Quick Side‑by‑Side Test
from ultralytics import YOLO
import requests
def compare(image_path, api_key):
# YOLO
model = YOLO("yolov8n.pt")
yolo_results = model(image_path)
yolo_labels = [
f"{model.names[int(b.cls)]} ({float(b.conf):.0%})"
for r in yolo_results for b in r.boxes
]
# Cloud API
with open(image_path, "rb") as f:
resp = requests.post(
"https://objects-detection.p.rapidapi.com/objects-detection",
headers={
"x-rapidapi-host": "objects-detection.p.rapidapi.com",
"x-rapidapi-key": api_key,
},
files={"image": f},
)
api_labels = [
f"{l['Name']} ({i['Confidence']:.0f}%)"
for l in resp.json()["body"]["labels"]
for i in l["Instances"]
]
print(f"YOLO: {', '.join(yolo_labels)}")
print(f"API: {', '.join(api_labels)}")
# Example usage
compare("your_test_image.jpg", "YOUR_API_KEY")

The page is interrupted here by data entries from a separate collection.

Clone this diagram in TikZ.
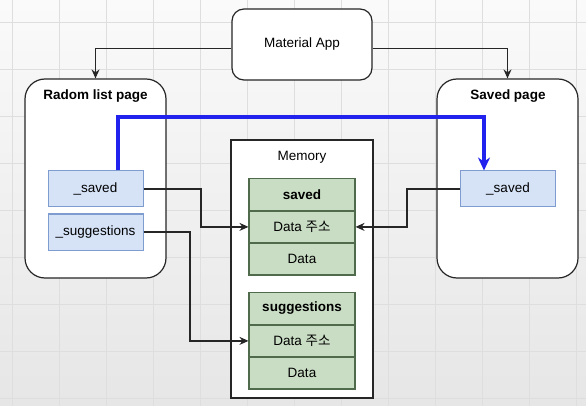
\documentclass[tikz,border=0pt]{standalone}
\usepackage{fontspec}
\setmainfont{Liberation Sans}
\newfontfamily\kr{Noto Sans CJK KR}
\usetikzlibrary{arrows.meta}
\definecolor{bgtop}{HTML}{FAFAFA}
\definecolor{bgbot}{HTML}{E6E6E6}
\definecolor{gridc}{HTML}{DEDEDE}
\definecolor{bluefill}{HTML}{D6E3F7}
\definecolor{blueline}{HTML}{7E9CCF}
\definecolor{greenfill}{HTML}{C9DDC4}
\definecolor{greenline}{HTML}{4F6B4B}
\definecolor{strong}{HTML}{2222EE}
\tikzset{
  base/.style={font=\fontsize{13.5}{16}\selectfont, inner sep=0pt},
  appbox/.style={base, draw=black!85, line width=1.2pt, fill=white, rounded corners=12pt, minimum width=140pt, minimum height=71pt},
  pagebox/.style={base, draw=black!85, line width=1.2pt, fill=white, rounded corners=20pt, minimum width=141pt, minimum height=199pt},
  membox/.style={base, draw=black!85, line width=1.2pt, fill=white, minimum width=142pt, minimum height=258pt},
  varbox/.style={base, draw=blueline, line width=1pt, fill=bluefill, minimum width=95pt, minimum height=36pt},
  rowbox/.style={base, draw=greenline, line width=1.1pt, fill=greenfill, minimum width=106pt, minimum height=31.3pt},
  title/.style={base, font=\fontsize{13.5}{16}\selectfont\bfseries},
  conn/.style={draw=black!85, line width=1.2pt, -{Stealth[length=9pt,width=8pt]}},
  blueconn/.style={draw=strong, line width=3.4pt, -{Stealth[length=13pt,width=12pt]}}
}
\begin{document}
\begin{tikzpicture}[x=1pt,y=-1pt]
\useasboundingbox (0,0) rectangle (586,406);
\shade[top color=bgtop, bottom color=bgbot] (0,0) rectangle (586,406);
\foreach \gx in {12,59,...,586} \draw[gridc, line width=0.8pt] (\gx,0) -- (\gx,406);
\foreach \gy in {22,69,...,406} \draw[gridc, line width=0.8pt] (0,\gy) -- (586,\gy);

\node[appbox] (mat) at (302,44.5) {Material App};
\node[pagebox] (rad) at (95.5,178.5) {};
\node[title] (radt) at (95.5,96.5) {Radom list page};
\node[pagebox] (sav) at (507.5,178.5) {};
\node[title] (savt) at (508,96.5) {Saved page};
\node[membox] (mem) at (302,269) {};
\node[base] (memt) at (302,157.5) {Memory};

\node[rowbox] (a1) at (302,194.5) {\bfseries saved};
\node[rowbox, anchor=north] (a2) at (a1.south) {Data {\kr 주소}};
\node[rowbox, anchor=north] (a3) at (a2.south) {Data};
\node[rowbox] (b1) at (302,308.5) {\bfseries suggestions};
\node[rowbox, anchor=north] (b2) at (b1.south) {Data {\kr 주소}};
\node[rowbox, anchor=north] (b3) at (b2.south) {Data};

\node[varbox] (ls) at (95.5,189) {\_saved};
\node[varbox] (lsug) at (95.5,232) {\_suggestions};
\node[varbox] (rs) at (508,189) {\_saved};

\coordinate (m1) at (96,48.5);
\coordinate (m2) at (508,48.5);
\draw[conn] (mat.west |- m1) -| (rad.north);
\draw[conn] (mat.east |- m2) -| (sav.north);

\coordinate (c1) at (201,189);
\coordinate (c2) at (407,189);
\coordinate (c3) at (190,232);
\draw[conn] (ls.east) -- (c1) |- (a2.west);
\draw[conn] (rs.west) -- (c2) |- (a2.east);
\draw[conn] (lsug.east) -- (c3) |- (b2.west);

\coordinate (bl) at (118,117);
\coordinate (br) at (484,117);
\draw[blueconn, line join=miter] (ls.north -| bl) -- (bl) -- (br) -- (rs.north -| br);
\end{tikzpicture}
\end{document}
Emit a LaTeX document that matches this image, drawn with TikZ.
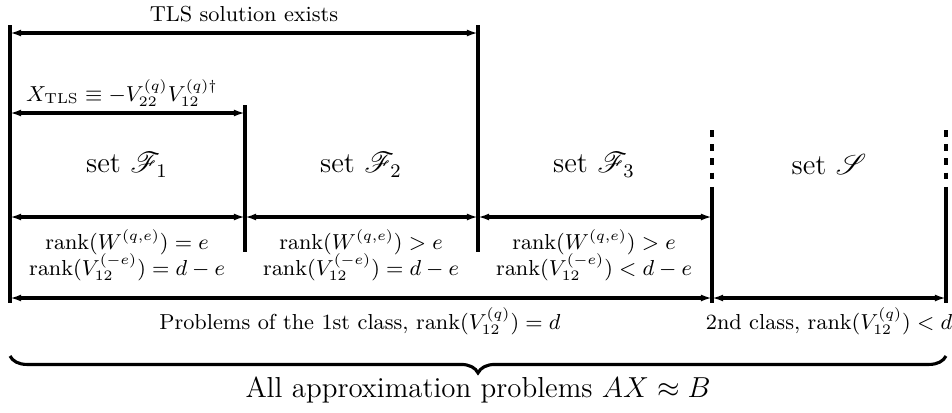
\documentclass[tikz,border=0pt]{standalone}
\usepackage{amsmath}
\usepackage{mathrsfs}
\usetikzlibrary{arrows.meta,decorations.pathreplacing}
\begin{document}
\begin{tikzpicture}[x=0.415pt,y=-0.415pt,
  bar/.style={line width=1.3pt},
  dbar/.style={line width=1.3pt, dash pattern=on 2.8pt off 3.1pt},
  span/.style={line width=1.3pt, {Latex[length=4.6pt,width=2.9pt]}-{Latex[length=4.6pt,width=2.9pt]}},
  lbl/.style={font=\small, inner sep=0pt},
  setlbl/.style={font=\large, inner sep=0pt}]
\useasboundingbox (0,0) rectangle (952,412);
% vertical bars
\coordinate (L0t) at (10,25);  \coordinate (L0b) at (10,303);
\coordinate (L1t) at (245,105); \coordinate (L1b) at (245,252);
\coordinate (L2t) at (478,25); \coordinate (L2b) at (478,252);
\coordinate (L3t) at (712,130); \coordinate (L3m) at (712,187); \coordinate (L3b) at (712,303);
\coordinate (L4t) at (946,130); \coordinate (L4m) at (946,187); \coordinate (L4b) at (946,303);
\draw[bar] (L0t) -- (L0b);
\draw[bar] (L1t) -- (L1b);
\draw[bar] (L2t) -- (L2b);
\draw[dbar] (L3t) -- (L3m);
\draw[bar] (L3m) -- (L3b);
\draw[dbar] (L4t) -- (L4m);
\draw[bar] (L4m) -- (L4b);
% arrow end points
\coordinate (t0) at (10,33);  \coordinate (t2) at (478,33);
\coordinate (x0) at (10,113); \coordinate (x1) at (245,113);
\coordinate (m0) at (10,217); \coordinate (m1) at (245,217);
\coordinate (m2) at (478,217); \coordinate (m3) at (712,217);
\coordinate (b0) at (10,298); \coordinate (b3) at (712,298);
\coordinate (b4) at (946,298);
\draw[span] (t0) -- (t2);
\draw[span] (x0) -- (x1);
\draw[span] (m0) -- (m1);
\draw[span] (m1) -- (m2);
\draw[span] (m2) -- (m3);
\draw[span] (b0) -- (b3);
\draw[span] (b3) -- (b4);
% brace
\coordinate (B0) at (10,356); \coordinate (B1) at (946,356);
\draw[line width=1.3pt, decorate, decoration={brace, mirror, amplitude=7pt}] (B0) -- (B1);
% labels
\node[lbl] (tls) at (244,14) {TLS solution exists};
\node[lbl] (xtls) at (122,93) {$X_{\mathrm{TLS}}\equiv -V_{22}^{(q)}V_{12}^{(q)\dagger}$};
\node[setlbl] (f1) at (127,165) {set $\mathscr{F}_1$};
\node[setlbl] (f2) at (361,165) {set $\mathscr{F}_2$};
\node[setlbl] (f3) at (594,165) {set $\mathscr{F}_3$};
\node[setlbl] (s) at (829,165) {set $\mathscr{S}$};
\node[lbl] (r1a) at (127,242) {$\operatorname{rank}(W^{(q,e)})=e$};
\node[lbl] (r1b) at (127,267) {$\operatorname{rank}(V_{12}^{(-e)})=d-e$};
\node[lbl] (r2a) at (361,242) {$\operatorname{rank}(W^{(q,e)})>e$};
\node[lbl] (r2b) at (361,267) {$\operatorname{rank}(V_{12}^{(-e)})=d-e$};
\node[lbl] (r3a) at (594,242) {$\operatorname{rank}(W^{(q,e)})>e$};
\node[lbl] (r3b) at (594,267) {$\operatorname{rank}(V_{12}^{(-e)})<d-e$};
\node[lbl] (c1) at (360,321) {Problems of the 1st class, $\operatorname{rank}(V_{12}^{(q)})=d$};
\node[lbl] (c2) at (829,321) {2nd class, $\operatorname{rank}(V_{12}^{(q)})<d$};
\node[font=\large, inner sep=0pt] (all) at (478,390) {All approximation problems $AX\approx B$};
\end{tikzpicture}
\end{document}
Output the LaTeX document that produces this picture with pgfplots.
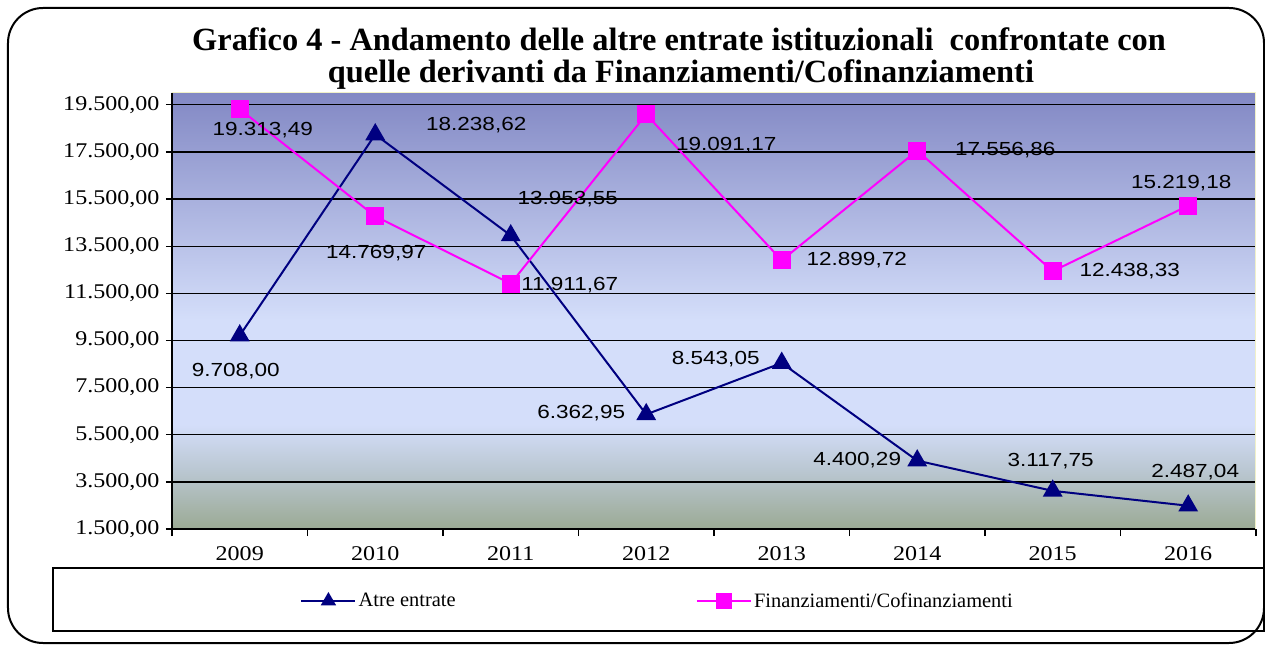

Run this script on a representative set of images to see latency, accuracy, and output format differences for yourself.
Conclusion
Both tools are valid:
- YOLO is unmatched for real‑time video, custom models, and offline deployments.
- A cloud API is pragmatic for most applications—ship fast, keep costs predictable, and avoid infrastructure headaches.
Choose the approach that aligns with your latency requirements, customization needs, volume, and operational capacity.